* begin TASK MATERIAL *

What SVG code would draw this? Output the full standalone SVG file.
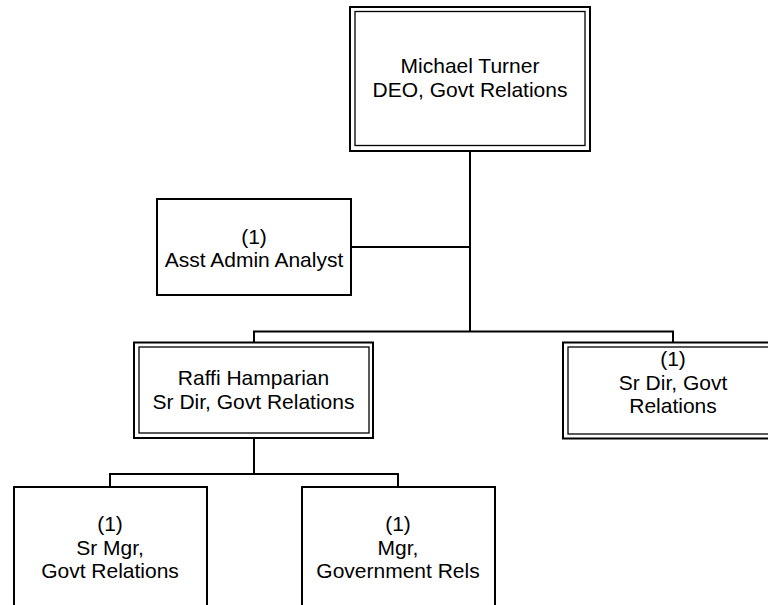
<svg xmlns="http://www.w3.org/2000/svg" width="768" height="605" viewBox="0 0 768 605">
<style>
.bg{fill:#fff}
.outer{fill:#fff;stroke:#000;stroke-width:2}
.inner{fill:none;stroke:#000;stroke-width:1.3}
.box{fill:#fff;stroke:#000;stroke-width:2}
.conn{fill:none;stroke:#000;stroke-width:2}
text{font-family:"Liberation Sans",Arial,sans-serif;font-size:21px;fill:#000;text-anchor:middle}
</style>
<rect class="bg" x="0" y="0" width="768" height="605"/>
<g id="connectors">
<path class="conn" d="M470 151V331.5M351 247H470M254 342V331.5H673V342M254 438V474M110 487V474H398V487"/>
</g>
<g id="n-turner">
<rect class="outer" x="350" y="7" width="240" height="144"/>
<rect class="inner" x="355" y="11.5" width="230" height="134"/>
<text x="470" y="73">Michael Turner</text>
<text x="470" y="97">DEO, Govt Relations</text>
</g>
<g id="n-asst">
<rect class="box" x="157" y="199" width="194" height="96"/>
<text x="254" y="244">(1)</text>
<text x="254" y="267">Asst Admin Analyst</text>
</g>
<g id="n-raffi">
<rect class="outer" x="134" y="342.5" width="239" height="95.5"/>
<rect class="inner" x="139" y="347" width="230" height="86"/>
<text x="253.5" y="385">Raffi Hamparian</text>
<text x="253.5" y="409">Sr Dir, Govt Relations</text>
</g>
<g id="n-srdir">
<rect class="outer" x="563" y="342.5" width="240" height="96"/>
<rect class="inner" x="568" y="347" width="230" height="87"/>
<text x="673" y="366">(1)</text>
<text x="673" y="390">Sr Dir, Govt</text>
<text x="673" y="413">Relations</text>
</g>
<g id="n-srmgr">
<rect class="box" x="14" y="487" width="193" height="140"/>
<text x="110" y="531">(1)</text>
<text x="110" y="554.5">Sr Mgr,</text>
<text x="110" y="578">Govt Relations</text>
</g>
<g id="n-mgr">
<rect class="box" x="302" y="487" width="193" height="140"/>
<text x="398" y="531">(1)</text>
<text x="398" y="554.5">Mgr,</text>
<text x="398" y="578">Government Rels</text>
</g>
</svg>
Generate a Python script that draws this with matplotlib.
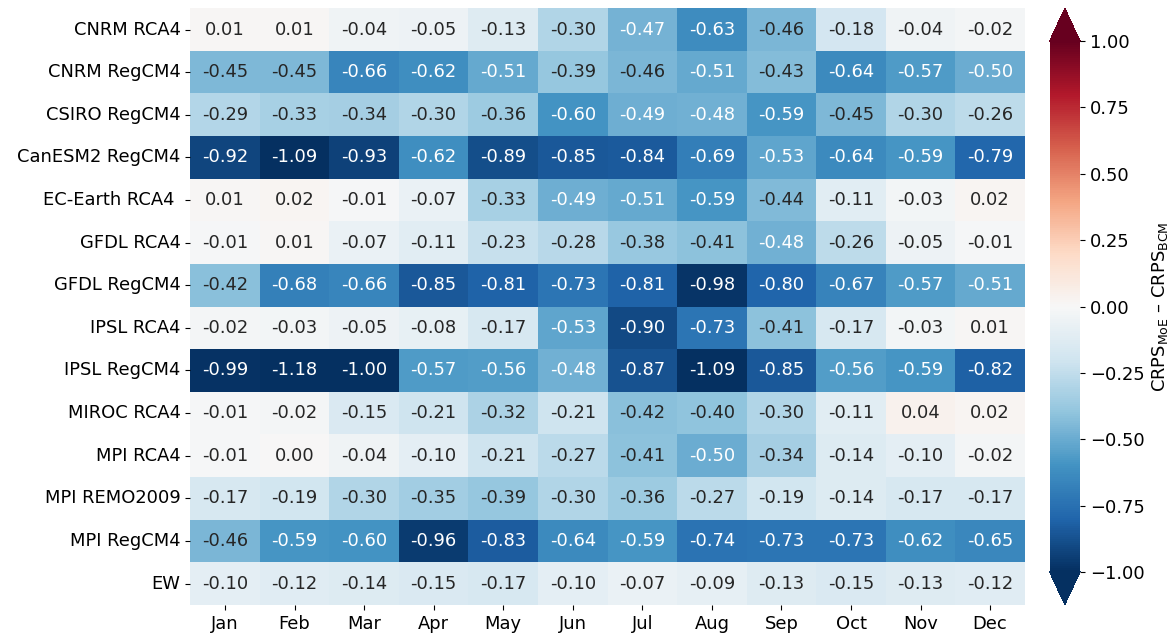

* end TASK MATERIAL *

### TO BE DONE
Skip the images and write out the rest of the listing exactly.

### TASK SOLUTION
What SVG code would draw this? Output the full standalone SVG file.
<svg xmlns="http://www.w3.org/2000/svg" width="768" height="605" viewBox="0 0 768 605">
<style>
.bg{fill:#fff}
.outer{fill:#fff;stroke:#000;stroke-width:2}
.inner{fill:none;stroke:#000;stroke-width:1.3}
.box{fill:#fff;stroke:#000;stroke-width:2}
.conn{fill:none;stroke:#000;stroke-width:2}
text{font-family:"Liberation Sans",Arial,sans-serif;font-size:21px;fill:#000;text-anchor:middle}
</style>
<rect class="bg" x="0" y="0" width="768" height="605"/>
<g id="connectors">
<path class="conn" d="M470 151V331.5M351 247H470M254 342V331.5H673V342M254 438V474M110 487V474H398V487"/>
</g>
<g id="n-turner">
<rect class="outer" x="350" y="7" width="240" height="144"/>
<rect class="inner" x="355" y="11.5" width="230" height="134"/>
<text x="470" y="73">Michael Turner</text>
<text x="470" y="97">DEO, Govt Relations</text>
</g>
<g id="n-asst">
<rect class="box" x="157" y="199" width="194" height="96"/>
<text x="254" y="244">(1)</text>
<text x="254" y="267">Asst Admin Analyst</text>
</g>
<g id="n-raffi">
<rect class="outer" x="134" y="342.5" width="239" height="95.5"/>
<rect class="inner" x="139" y="347" width="230" height="86"/>
<text x="253.5" y="385">Raffi Hamparian</text>
<text x="253.5" y="409">Sr Dir, Govt Relations</text>
</g>
<g id="n-srdir">
<rect class="outer" x="563" y="342.5" width="240" height="96"/>
<rect class="inner" x="568" y="347" width="230" height="87"/>
<text x="673" y="366">(1)</text>
<text x="673" y="390">Sr Dir, Govt</text>
<text x="673" y="413">Relations</text>
</g>
<g id="n-srmgr">
<rect class="box" x="14" y="487" width="193" height="140"/>
<text x="110" y="531">(1)</text>
<text x="110" y="554.5">Sr Mgr,</text>
<text x="110" y="578">Govt Relations</text>
</g>
<g id="n-mgr">
<rect class="box" x="302" y="487" width="193" height="140"/>
<text x="398" y="531">(1)</text>
<text x="398" y="554.5">Mgr,</text>
<text x="398" y="578">Government Rels</text>
</g>
</svg>
Generate a Python script that draws this with matplotlib.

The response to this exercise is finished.